## Goal
Take the lines of the data below from the very first through the line containing "summary_values = [0.00, 0.00, 0.00, 0.00]" and output them exactly, pictures excluded.

## Provided data

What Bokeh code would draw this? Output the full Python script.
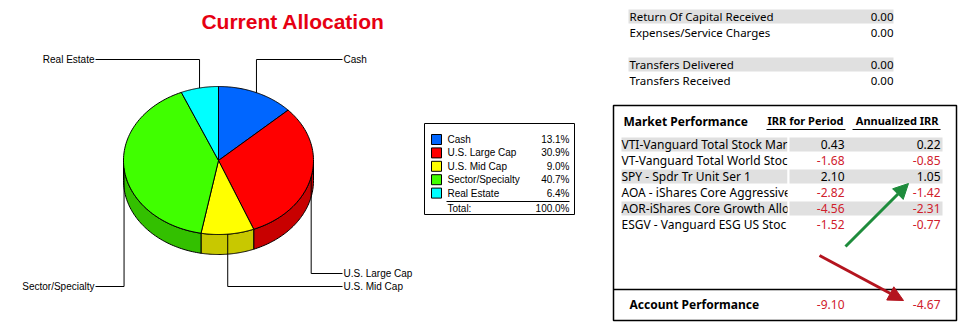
import numpy as np
from bokeh.plotting import figure
from bokeh.models import Range1d, Arrow, NormalHead
from bokeh.core.properties import value
from bokeh.embed import file_html
from bokeh.resources import INLINE

# ---------------- data ----------------
title_text = "Current Allocation"
categories = ["Cash", "U.S. Large Cap", "U.S. Mid Cap", "Sector/Specialty", "Real Estate"]
alloc_pct = [13.1, 30.9, 9.0, 40.7, 6.4]
alloc_total = 100.0
total_label = "Total:"

summary_labels = ["Return Of Capital Received", "Expenses/Service Charges",
                  "Transfers Delivered", "Transfers Received"]
summary_values = [0.00, 0.00, 0.00, 0.00]

perf_title = "Market Performance"
perf_columns = ["IRR for Period", "Annualized IRR"]
fund_names = ["VTI-Vanguard Total Stock Mar", "VT-Vanguard Total World Stoc",
              "SPY - Spdr Tr Unit Ser 1", "AOA - iShares Core Aggressive",
              "AOR-iShares Core Growth Alloc", "ESGV - Vanguard ESG US Stoc"]
irr_period = [0.43, -1.68, 2.10, -2.82, -4.56, -1.52]
irr_annual = [0.22, -0.85, 1.05, -1.42, -2.31, -0.77]
account_label = "Account Performance"
account_irr_period = -9.10
account_irr_annual = -4.67

# ---------------- styles / layout ----------------
top_colors = ["#0066FF", "#FF0000", "#FFFF00", "#40FF00", "#00FFFF"]
side_colors = ["#0050C8", "#C80000", "#C8C800", "#33C000", "#00C8C8"]
NEG = "#D0202C"
SANS = value("Liberation Sans")
BODY = value("Noto Sans")

cx, cy, rx, ry, depth = 218.0, 160.0, 95.0, 74.0, 20.0
label_y = {"Cash": 59, "U.S. Large Cap": 273, "U.S. Mid Cap": 286,
           "Sector/Specialty": 286, "Real Estate": 59}
right_label_x, left_label_x = 342, 95

p = figure(width=962, height=330, x_range=Range1d(0, 962), y_range=Range1d(330, 0),
           x_axis_type=None, y_axis_type=None, output_backend="svg",
           toolbar_location=None, min_border=0, outline_line_color=None)
p.xgrid.visible = False
p.ygrid.visible = False
p.background_fill_color = "white"
p.border_fill_color = "white"


def ell(theta_deg, dy=0.0):
    t = np.radians(theta_deg)
    return cx + rx * np.sin(t), cy - ry * np.cos(t) + dy


# title
p.text(x=[292.5], y=[21], text=[title_text], text_font=SANS, text_font_style="bold",
       text_font_size="21px", text_color="#E60012", text_align="center", text_baseline="middle")

# pie angles
fracs = np.array(alloc_pct) / sum(alloc_pct)
ends = np.cumsum(fracs) * 360.0
starts = np.concatenate([[0.0], ends[:-1]])

# side faces (front half 90..270 degrees)
sxs, sys_, scol = [], [], []
for a1, a2, c in zip(starts, ends, side_colors):
    b1, b2 = max(a1, 90.0), min(a2, 270.0)
    if b2 <= b1:
        continue
    th = np.linspace(b1, b2, 60)
    x_t, y_t = ell(th)
    x_b, y_b = ell(th[::-1], depth)
    sxs.append(list(np.concatenate([x_t, x_b])))
    sys_.append(list(np.concatenate([y_t, y_b])))
    scol.append(c)
p.patches(xs=sxs, ys=sys_, fill_color=scol, line_color="black", line_width=1)

# top wedges
txs, tys = [], []
for a1, a2 in zip(starts, ends):
    th = np.linspace(a1, a2, 80)
    x_t, y_t = ell(th)
    txs.append([cx] + list(x_t))
    tys.append([cy] + list(y_t))
p.patches(xs=txs, ys=tys, fill_color=top_colors, line_color="black", line_width=1)

# leader lines and labels
for name, a1, a2 in zip(categories, starts, ends):
    mid = (a1 + a2) / 2.0
    ax, ay = ell(mid)
    ly = label_y[name]
    if np.sin(np.radians(mid)) >= 0:
        lx, align = right_label_x, "left"
    else:
        lx, align = left_label_x, "right"
    p.line(x=[ax, ax, lx], y=[ay, ly, ly], line_color="black", line_width=1)
    p.text(x=[lx + (1 if align == "left" else -1)], y=[ly], text=[name], text_font=SANS,
           text_font_size="10px", text_align=align, text_baseline="middle", text_color="black")

# legend box
p.quad(left=[424], right=[574], top=[123], bottom=[214], fill_color="white",
       line_color="black", line_width=1)
row0, step = 139.0, 13.4
ly_rows = [row0 + i * step for i in range(len(categories))]
p.quad(left=[431] * 5, right=[441] * 5, top=[y - 5 for y in ly_rows],
       bottom=[y + 5 for y in ly_rows], fill_color=top_colors, line_color="black", line_width=1)
p.text(x=[447] * 5, y=ly_rows, text=categories, text_font=SANS, text_font_size="10px",
       text_baseline="middle", text_color="black")
p.text(x=[569] * 5, y=ly_rows, text=[f"{v:.1f}%" for v in alloc_pct], text_font=SANS,
       text_font_size="10px", text_baseline="middle", text_align="right", text_color="black")
p.line(x=[446, 569], y=[201, 201], line_color="black", line_width=1)
p.text(x=[447], y=[208], text=[total_label], text_font=SANS, text_font_size="10px",
       text_baseline="middle", text_color="black")
p.text(x=[569], y=[208], text=[f"{alloc_total:.1f}%"], text_font=SANS, text_font_size="10px",
       text_baseline="middle", text_align="right", text_color="black")

# summary table (top right)
sum_y = [16, 32, 64, 80]
gray_y = [sum_y[i] for i in range(len(sum_y)) if i % 2 == 0]
p.quad(left=[628] * len(gray_y), right=[893] * len(gray_y), top=[y - 7 for y in gray_y],
       bottom=[y + 7 for y in gray_y], fill_color="#E0E0E0", line_color=None)
p.text(x=[629] * 4, y=sum_y, text=summary_labels, text_font=BODY, text_font_size="11.5px",
       text_baseline="middle", text_color="black")
p.text(x=[893] * 4, y=sum_y, text=[f"{v:.2f}" for v in summary_values], text_font=BODY,
       text_font_size="11.5px", text_baseline="middle", text_align="right", text_color="black")

# market performance box
p.quad(left=[613], right=[956], top=[105], bottom=[320], fill_color="white",
       line_color="black", line_width=1.5)
p.line(x=[613, 956], y=[289, 289], line_color="black", line_width=1.5)
p.text(x=[623], y=[121], text=[perf_title], text_font=BODY, text_font_style="bold",
       text_font_size="12px", text_baseline="middle", text_color="black")
p.text(x=[843, 938], y=[120, 120], text=perf_columns, text_font=BODY, text_font_style="bold",
       text_font_size="11px", text_baseline="middle", text_align="right", text_color="black")
p.segment(x0=[766, 852], y0=[129, 129], x1=[845, 940], y1=[129, 129],
          line_color="black", line_width=1)

rows_y = [144 + 16 * i for i in range(len(fund_names))]
band_y = [rows_y[i] for i in range(len(rows_y)) if i % 2 == 0]
plain_y = [rows_y[i] for i in range(len(rows_y)) if i % 2 == 1]
p.quad(left=[621] * len(band_y), right=[787] * len(band_y), top=[y - 7 for y in band_y],
       bottom=[y + 7 for y in band_y], fill_color="#E0E0E0", line_color=None)
p.text(x=[621] * len(fund_names), y=rows_y, text=fund_names, text_font=BODY,
       text_font_size="12px", text_baseline="middle", text_color="black")
# clip the name column at its edge (white cover / value-column band drawn over overflow)
p.quad(left=[787] * len(rows_y), right=[805] * len(rows_y), top=[y - 8 for y in rows_y],
       bottom=[y + 8 for y in rows_y], fill_color="white", line_color=None)
p.quad(left=[789] * len(band_y), right=[942] * len(band_y), top=[y - 7 for y in band_y],
       bottom=[y + 7 for y in band_y], fill_color="#E0E0E0", line_color=None)
p.text(x=[844] * len(irr_period), y=rows_y, text=[f"{v:.2f}" for v in irr_period],
       text_font=BODY, text_font_size="12px", text_baseline="middle", text_align="right",
       text_color=[NEG if v < 0 else "black" for v in irr_period])
p.text(x=[940] * len(irr_annual), y=rows_y, text=[f"{v:.2f}" for v in irr_annual],
       text_font=BODY, text_font_size="12px", text_baseline="middle", text_align="right",
       text_color=[NEG if v < 0 else "black" for v in irr_annual])

p.text(x=[629], y=[304], text=[account_label], text_font=BODY, text_font_style="bold",
       text_font_size="12px", text_baseline="middle", text_color="black")
acc_vals = [account_irr_period, account_irr_annual]
p.text(x=[844, 940], y=[304, 304], text=[f"{v:.2f}" for v in acc_vals], text_font=BODY,
       text_font_size="12px", text_baseline="middle", text_align="right",
       text_color=[NEG if v < 0 else "black" for v in acc_vals])

# arrows
green = "#1E8C3C"
red = "#B4141E"
p.add_layout(Arrow(end=NormalHead(size=15, fill_color=green, line_color=green),
                   x_start=845, y_start=246, x_end=908, y_end=183,
                   line_color=green, line_width=3))
p.add_layout(Arrow(end=NormalHead(size=15, fill_color=red, line_color=red),
                   x_start=819, y_start=255, x_end=903, y_end=300,
                   line_color=red, line_width=3))

open("out.html", "w").write(file_html(p, INLINE))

## The answer
What Bokeh code would draw this? Output the full Python script.
import numpy as np
from bokeh.plotting import figure
from bokeh.models import Range1d, Arrow, NormalHead
from bokeh.core.properties import value
from bokeh.embed import file_html
from bokeh.resources import INLINE

# ---------------- data ----------------
title_text = "Current Allocation"
categories = ["Cash", "U.S. Large Cap", "U.S. Mid Cap", "Sector/Specialty", "Real Estate"]
alloc_pct = [13.1, 30.9, 9.0, 40.7, 6.4]
alloc_total = 100.0
total_label = "Total:"

summary_labels = ["Return Of Capital Received", "Expenses/Service Charges",
                  "Transfers Delivered", "Transfers Received"]
summary_values = [0.00, 0.00, 0.00, 0.00]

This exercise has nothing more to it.